### Dataset excerpt

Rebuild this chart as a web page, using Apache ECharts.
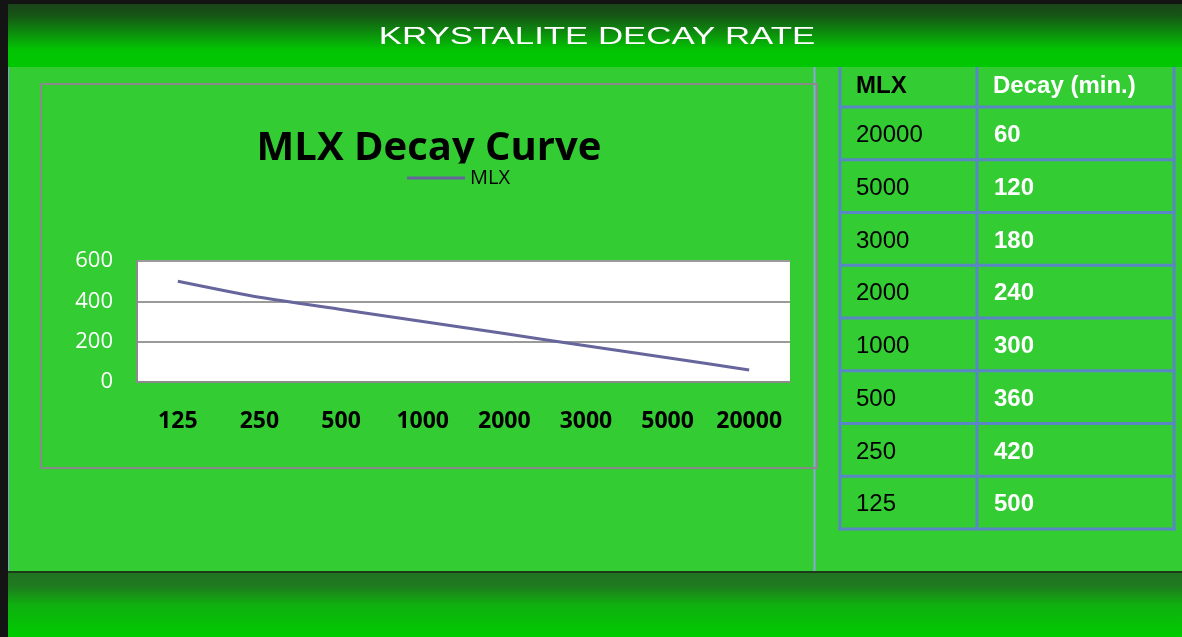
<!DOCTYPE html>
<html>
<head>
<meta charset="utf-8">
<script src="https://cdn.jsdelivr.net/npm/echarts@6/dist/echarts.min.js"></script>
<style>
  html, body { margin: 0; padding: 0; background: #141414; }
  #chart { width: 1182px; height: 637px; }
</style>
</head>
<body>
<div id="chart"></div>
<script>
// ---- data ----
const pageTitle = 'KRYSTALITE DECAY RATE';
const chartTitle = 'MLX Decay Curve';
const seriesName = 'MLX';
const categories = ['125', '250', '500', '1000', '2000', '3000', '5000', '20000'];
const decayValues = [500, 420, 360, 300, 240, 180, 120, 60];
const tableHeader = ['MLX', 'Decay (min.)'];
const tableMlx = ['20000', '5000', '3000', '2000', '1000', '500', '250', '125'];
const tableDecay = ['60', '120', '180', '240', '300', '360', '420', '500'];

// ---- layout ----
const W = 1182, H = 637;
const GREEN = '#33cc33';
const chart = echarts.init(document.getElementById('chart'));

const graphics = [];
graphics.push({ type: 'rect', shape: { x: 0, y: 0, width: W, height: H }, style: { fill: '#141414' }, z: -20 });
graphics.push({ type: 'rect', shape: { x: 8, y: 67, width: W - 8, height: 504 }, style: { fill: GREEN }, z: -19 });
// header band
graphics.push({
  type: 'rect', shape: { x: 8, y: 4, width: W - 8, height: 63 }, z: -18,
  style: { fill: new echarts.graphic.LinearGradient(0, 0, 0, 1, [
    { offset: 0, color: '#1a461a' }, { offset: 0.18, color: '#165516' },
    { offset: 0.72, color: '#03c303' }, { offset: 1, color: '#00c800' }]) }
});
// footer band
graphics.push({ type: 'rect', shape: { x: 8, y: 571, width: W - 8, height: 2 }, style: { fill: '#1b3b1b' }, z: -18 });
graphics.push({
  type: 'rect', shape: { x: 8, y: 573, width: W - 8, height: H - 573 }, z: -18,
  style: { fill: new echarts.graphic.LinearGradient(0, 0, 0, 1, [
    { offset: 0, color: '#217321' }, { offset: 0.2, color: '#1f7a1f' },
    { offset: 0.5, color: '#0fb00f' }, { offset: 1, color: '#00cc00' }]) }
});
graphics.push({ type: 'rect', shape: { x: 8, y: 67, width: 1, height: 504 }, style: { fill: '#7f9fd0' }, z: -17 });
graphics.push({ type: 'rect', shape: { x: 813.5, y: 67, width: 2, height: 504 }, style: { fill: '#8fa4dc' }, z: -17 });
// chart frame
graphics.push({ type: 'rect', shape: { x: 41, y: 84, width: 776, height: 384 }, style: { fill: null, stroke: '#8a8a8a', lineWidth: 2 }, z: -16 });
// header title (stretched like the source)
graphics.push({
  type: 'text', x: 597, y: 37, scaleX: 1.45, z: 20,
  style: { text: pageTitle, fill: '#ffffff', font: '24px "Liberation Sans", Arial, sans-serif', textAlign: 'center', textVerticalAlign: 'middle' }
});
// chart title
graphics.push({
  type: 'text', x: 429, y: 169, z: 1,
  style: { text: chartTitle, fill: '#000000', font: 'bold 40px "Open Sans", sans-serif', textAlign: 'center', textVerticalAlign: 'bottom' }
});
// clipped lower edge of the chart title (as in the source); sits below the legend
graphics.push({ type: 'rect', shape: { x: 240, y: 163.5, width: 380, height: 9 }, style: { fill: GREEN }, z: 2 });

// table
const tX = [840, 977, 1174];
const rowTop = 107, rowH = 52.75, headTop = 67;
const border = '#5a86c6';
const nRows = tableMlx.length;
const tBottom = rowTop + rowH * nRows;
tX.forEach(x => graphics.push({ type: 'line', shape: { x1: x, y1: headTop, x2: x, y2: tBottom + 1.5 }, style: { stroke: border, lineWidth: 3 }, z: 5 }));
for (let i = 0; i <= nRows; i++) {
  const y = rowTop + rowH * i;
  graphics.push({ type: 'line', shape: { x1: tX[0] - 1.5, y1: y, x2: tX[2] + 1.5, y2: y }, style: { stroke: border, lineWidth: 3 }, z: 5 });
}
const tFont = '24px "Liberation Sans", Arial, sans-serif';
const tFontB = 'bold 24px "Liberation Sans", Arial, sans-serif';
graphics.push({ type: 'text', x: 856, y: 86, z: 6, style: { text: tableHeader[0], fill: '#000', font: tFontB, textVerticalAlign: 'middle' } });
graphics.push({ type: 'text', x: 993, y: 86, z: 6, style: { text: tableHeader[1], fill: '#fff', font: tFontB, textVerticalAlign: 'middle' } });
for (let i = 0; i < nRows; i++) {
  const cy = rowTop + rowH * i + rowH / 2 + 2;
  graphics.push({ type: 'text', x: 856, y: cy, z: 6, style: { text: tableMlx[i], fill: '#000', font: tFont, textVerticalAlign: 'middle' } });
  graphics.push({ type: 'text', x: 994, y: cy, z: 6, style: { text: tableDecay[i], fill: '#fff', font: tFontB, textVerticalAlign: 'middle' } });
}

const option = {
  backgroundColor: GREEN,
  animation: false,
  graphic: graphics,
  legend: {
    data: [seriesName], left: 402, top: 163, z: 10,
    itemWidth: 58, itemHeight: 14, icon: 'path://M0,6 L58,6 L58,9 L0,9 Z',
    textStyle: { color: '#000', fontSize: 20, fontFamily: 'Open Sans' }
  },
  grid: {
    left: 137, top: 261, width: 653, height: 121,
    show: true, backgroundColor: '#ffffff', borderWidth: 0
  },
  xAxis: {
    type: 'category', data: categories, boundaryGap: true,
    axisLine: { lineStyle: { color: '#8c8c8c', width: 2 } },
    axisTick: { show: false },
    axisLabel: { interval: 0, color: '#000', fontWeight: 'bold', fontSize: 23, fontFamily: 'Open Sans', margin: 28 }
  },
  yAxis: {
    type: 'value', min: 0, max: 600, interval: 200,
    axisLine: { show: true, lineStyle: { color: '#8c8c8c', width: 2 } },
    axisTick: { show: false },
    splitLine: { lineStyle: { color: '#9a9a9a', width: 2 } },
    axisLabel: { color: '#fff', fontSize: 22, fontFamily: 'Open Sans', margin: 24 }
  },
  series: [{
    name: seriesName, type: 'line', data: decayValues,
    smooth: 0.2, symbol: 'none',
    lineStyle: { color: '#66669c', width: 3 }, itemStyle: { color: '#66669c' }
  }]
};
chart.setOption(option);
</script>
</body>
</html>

### Stated problem
Give back exactly the lines from the first line of the data through the line with "const chart = echarts.init(document.getElementById('chart'));", pictures excluded.

### Solution to the problem
Rebuild this chart as a web page, using Apache ECharts.
<!DOCTYPE html>
<html>
<head>
<meta charset="utf-8">
<script src="https://cdn.jsdelivr.net/npm/echarts@6/dist/echarts.min.js"></script>
<style>
  html, body { margin: 0; padding: 0; background: #141414; }
  #chart { width: 1182px; height: 637px; }
</style>
</head>
<body>
<div id="chart"></div>
<script>
// ---- data ----
const pageTitle = 'KRYSTALITE DECAY RATE';
const chartTitle = 'MLX Decay Curve';
const seriesName = 'MLX';
const categories = ['125', '250', '500', '1000', '2000', '3000', '5000', '20000'];
const decayValues = [500, 420, 360, 300, 240, 180, 120, 60];
const tableHeader = ['MLX', 'Decay (min.)'];
const tableMlx = ['20000', '5000', '3000', '2000', '1000', '500', '250', '125'];
const tableDecay = ['60', '120', '180', '240', '300', '360', '420', '500'];

// ---- layout ----
const W = 1182, H = 637;
const GREEN = '#33cc33';
const chart = echarts.init(document.getElementById('chart'));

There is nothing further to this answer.